Your task is to retype the lines from the opening of the material through the line that includes "volt_hi = [1.0993, 1.1418]". Do not copy the pictures.

Records supplied
[START]

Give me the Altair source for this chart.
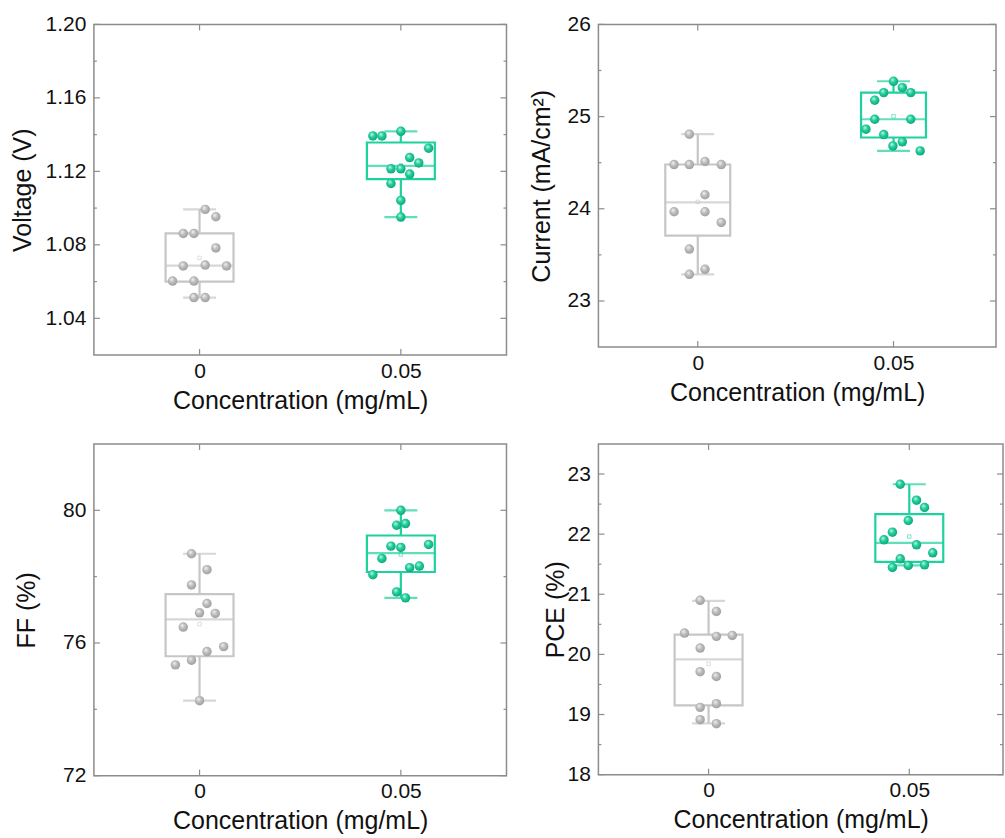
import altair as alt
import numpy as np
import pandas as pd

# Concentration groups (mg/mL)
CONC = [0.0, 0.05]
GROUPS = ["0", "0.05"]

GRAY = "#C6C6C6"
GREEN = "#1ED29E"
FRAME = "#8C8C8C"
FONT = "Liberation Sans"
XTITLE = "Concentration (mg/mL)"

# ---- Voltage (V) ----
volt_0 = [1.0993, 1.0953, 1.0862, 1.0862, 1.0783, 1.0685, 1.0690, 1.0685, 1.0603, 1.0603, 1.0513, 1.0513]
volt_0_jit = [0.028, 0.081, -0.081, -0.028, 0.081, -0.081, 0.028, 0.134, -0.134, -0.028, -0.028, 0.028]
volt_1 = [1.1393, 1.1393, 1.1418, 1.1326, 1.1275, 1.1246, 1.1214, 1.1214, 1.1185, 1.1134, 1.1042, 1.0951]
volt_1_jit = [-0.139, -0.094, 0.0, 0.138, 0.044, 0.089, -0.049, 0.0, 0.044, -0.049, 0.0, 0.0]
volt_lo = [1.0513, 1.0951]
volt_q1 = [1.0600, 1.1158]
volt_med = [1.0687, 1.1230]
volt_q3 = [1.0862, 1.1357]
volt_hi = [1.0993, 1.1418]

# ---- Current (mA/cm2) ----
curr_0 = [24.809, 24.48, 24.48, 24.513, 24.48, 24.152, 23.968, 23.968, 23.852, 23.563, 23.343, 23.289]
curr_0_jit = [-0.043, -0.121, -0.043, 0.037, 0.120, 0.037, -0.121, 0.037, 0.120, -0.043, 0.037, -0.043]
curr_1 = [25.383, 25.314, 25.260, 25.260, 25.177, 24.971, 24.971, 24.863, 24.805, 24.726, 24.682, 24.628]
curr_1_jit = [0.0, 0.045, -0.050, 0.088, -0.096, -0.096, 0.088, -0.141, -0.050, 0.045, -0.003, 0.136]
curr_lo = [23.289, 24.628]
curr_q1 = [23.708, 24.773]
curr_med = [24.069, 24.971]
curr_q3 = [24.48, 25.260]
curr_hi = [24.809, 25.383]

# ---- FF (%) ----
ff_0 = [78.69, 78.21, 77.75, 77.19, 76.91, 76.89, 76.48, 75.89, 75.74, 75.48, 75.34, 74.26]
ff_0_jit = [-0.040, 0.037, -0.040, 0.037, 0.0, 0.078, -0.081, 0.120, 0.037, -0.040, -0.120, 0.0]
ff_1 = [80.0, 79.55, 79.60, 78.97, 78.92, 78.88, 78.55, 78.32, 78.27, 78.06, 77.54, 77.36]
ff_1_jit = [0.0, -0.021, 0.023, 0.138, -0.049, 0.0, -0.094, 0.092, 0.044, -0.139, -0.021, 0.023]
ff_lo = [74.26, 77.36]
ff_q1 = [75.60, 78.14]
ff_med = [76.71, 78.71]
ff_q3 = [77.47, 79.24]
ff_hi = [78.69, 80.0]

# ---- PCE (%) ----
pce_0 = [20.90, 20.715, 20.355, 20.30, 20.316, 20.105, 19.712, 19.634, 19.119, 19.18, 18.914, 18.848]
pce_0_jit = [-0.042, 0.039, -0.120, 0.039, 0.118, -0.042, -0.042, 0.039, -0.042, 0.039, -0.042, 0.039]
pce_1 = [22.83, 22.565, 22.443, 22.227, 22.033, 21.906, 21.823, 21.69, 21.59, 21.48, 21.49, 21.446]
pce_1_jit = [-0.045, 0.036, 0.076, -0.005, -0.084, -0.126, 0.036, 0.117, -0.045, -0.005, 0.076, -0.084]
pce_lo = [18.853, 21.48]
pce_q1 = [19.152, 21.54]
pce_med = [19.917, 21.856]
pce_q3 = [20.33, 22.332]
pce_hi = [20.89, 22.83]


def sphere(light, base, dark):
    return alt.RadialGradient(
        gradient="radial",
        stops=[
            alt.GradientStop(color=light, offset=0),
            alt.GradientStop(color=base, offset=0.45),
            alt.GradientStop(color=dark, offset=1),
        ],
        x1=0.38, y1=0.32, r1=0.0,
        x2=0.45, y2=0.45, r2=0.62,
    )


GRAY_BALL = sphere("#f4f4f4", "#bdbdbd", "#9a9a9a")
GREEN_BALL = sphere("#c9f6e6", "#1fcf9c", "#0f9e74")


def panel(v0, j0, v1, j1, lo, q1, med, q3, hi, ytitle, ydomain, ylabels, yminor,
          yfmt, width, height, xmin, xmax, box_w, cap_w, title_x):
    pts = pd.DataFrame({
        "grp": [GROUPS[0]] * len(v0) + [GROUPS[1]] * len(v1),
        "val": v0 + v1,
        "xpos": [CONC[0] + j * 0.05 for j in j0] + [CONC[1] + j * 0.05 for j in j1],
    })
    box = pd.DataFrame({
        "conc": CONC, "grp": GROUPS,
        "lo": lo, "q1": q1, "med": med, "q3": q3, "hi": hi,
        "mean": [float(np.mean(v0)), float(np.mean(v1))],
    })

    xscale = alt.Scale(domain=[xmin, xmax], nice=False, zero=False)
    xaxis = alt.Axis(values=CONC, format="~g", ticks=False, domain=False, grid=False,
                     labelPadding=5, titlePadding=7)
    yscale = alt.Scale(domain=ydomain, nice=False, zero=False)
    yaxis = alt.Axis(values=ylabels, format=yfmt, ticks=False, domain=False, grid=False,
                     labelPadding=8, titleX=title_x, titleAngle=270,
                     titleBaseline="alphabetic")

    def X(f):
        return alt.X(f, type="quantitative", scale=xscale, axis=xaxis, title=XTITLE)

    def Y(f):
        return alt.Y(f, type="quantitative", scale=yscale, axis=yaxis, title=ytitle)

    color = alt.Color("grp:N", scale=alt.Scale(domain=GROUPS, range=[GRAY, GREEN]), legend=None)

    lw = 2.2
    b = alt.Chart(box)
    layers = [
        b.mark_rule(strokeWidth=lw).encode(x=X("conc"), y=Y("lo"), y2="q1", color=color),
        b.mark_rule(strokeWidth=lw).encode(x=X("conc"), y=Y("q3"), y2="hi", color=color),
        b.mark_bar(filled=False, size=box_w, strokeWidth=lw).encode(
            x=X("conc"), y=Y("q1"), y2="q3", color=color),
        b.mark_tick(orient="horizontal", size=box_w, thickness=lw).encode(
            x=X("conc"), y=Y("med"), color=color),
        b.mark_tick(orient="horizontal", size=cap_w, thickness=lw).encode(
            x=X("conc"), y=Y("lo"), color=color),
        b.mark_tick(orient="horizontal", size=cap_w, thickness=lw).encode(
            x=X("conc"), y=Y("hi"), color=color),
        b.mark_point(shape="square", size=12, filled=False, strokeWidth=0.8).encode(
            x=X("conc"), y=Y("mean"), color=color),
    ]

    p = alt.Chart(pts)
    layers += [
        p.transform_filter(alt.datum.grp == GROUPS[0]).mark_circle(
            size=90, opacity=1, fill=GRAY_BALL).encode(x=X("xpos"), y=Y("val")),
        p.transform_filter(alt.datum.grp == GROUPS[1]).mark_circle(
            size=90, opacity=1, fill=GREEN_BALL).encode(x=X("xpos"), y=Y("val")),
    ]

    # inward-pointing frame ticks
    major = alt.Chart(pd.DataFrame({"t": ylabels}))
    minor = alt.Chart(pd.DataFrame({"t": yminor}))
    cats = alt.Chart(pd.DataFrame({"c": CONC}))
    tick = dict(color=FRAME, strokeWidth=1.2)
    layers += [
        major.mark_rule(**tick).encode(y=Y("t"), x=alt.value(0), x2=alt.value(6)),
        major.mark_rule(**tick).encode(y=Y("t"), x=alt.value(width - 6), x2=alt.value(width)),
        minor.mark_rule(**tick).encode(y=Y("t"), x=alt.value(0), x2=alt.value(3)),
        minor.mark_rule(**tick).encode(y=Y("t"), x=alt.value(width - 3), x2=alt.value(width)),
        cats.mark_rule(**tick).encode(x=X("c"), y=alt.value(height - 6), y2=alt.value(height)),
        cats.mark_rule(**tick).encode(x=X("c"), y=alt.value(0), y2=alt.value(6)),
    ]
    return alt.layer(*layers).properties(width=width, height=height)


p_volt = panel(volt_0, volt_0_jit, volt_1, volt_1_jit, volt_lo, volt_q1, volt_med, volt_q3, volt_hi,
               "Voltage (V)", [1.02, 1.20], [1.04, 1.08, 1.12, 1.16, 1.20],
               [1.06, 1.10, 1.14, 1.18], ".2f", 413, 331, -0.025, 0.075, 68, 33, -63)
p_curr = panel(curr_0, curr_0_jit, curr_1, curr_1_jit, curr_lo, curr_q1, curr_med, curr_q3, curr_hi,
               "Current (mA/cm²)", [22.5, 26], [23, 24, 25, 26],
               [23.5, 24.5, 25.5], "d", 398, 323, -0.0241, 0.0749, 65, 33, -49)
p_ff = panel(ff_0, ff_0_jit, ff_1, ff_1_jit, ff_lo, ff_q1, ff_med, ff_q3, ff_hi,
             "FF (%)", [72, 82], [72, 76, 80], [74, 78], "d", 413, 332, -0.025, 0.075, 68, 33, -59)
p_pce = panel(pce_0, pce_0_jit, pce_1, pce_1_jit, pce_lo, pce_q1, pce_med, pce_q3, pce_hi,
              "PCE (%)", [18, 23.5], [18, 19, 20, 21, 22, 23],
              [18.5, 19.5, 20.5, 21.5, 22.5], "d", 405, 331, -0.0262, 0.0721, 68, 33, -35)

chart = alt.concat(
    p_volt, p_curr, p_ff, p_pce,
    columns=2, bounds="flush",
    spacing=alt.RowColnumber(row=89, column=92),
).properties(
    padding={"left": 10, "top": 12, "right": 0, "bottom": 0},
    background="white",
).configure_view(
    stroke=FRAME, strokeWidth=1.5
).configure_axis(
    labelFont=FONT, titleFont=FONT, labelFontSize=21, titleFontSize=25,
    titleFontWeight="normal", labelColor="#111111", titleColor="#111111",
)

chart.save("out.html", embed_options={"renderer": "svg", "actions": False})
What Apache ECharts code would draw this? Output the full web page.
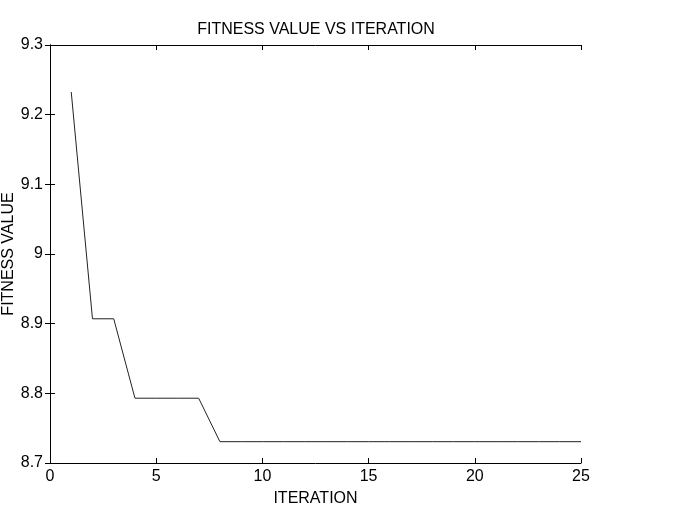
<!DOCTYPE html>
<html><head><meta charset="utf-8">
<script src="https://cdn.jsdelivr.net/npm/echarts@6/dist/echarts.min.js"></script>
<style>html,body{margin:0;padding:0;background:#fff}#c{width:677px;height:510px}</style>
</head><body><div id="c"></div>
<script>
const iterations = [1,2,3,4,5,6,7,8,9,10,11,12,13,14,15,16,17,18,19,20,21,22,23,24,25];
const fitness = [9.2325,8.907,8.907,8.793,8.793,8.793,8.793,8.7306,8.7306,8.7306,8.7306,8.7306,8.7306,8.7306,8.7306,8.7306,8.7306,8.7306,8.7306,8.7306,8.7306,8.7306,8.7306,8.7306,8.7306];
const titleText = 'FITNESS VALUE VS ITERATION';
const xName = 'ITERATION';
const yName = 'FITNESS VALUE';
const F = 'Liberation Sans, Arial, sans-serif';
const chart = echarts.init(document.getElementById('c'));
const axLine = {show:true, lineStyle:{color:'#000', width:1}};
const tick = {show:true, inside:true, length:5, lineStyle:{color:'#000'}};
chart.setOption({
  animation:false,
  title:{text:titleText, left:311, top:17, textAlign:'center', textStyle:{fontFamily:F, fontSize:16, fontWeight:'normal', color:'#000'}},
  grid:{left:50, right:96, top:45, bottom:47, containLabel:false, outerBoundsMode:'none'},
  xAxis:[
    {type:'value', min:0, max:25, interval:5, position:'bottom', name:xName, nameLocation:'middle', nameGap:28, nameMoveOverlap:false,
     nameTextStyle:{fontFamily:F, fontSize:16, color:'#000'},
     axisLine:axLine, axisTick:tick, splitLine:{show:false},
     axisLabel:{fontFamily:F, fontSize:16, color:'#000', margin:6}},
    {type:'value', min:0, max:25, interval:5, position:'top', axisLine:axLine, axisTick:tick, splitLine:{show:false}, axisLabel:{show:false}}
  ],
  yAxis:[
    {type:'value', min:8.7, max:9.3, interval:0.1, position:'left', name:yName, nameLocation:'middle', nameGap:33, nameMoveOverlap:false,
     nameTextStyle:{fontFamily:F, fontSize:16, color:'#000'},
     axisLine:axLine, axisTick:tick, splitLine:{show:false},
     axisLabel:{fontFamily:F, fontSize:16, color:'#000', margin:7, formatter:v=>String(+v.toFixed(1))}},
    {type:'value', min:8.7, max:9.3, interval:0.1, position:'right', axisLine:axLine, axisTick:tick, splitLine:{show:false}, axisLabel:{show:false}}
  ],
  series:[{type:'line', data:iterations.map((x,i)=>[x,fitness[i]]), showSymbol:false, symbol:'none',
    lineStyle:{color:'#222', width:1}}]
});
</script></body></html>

[END]

Answer to the problem
Give me the Altair source for this chart.
import altair as alt
import numpy as np
import pandas as pd

# Concentration groups (mg/mL)
CONC = [0.0, 0.05]
GROUPS = ["0", "0.05"]

GRAY = "#C6C6C6"
GREEN = "#1ED29E"
FRAME = "#8C8C8C"
FONT = "Liberation Sans"
XTITLE = "Concentration (mg/mL)"

# ---- Voltage (V) ----
volt_0 = [1.0993, 1.0953, 1.0862, 1.0862, 1.0783, 1.0685, 1.0690, 1.0685, 1.0603, 1.0603, 1.0513, 1.0513]
volt_0_jit = [0.028, 0.081, -0.081, -0.028, 0.081, -0.081, 0.028, 0.134, -0.134, -0.028, -0.028, 0.028]
volt_1 = [1.1393, 1.1393, 1.1418, 1.1326, 1.1275, 1.1246, 1.1214, 1.1214, 1.1185, 1.1134, 1.1042, 1.0951]
volt_1_jit = [-0.139, -0.094, 0.0, 0.138, 0.044, 0.089, -0.049, 0.0, 0.044, -0.049, 0.0, 0.0]
volt_lo = [1.0513, 1.0951]
volt_q1 = [1.0600, 1.1158]
volt_med = [1.0687, 1.1230]
volt_q3 = [1.0862, 1.1357]
volt_hi = [1.0993, 1.1418]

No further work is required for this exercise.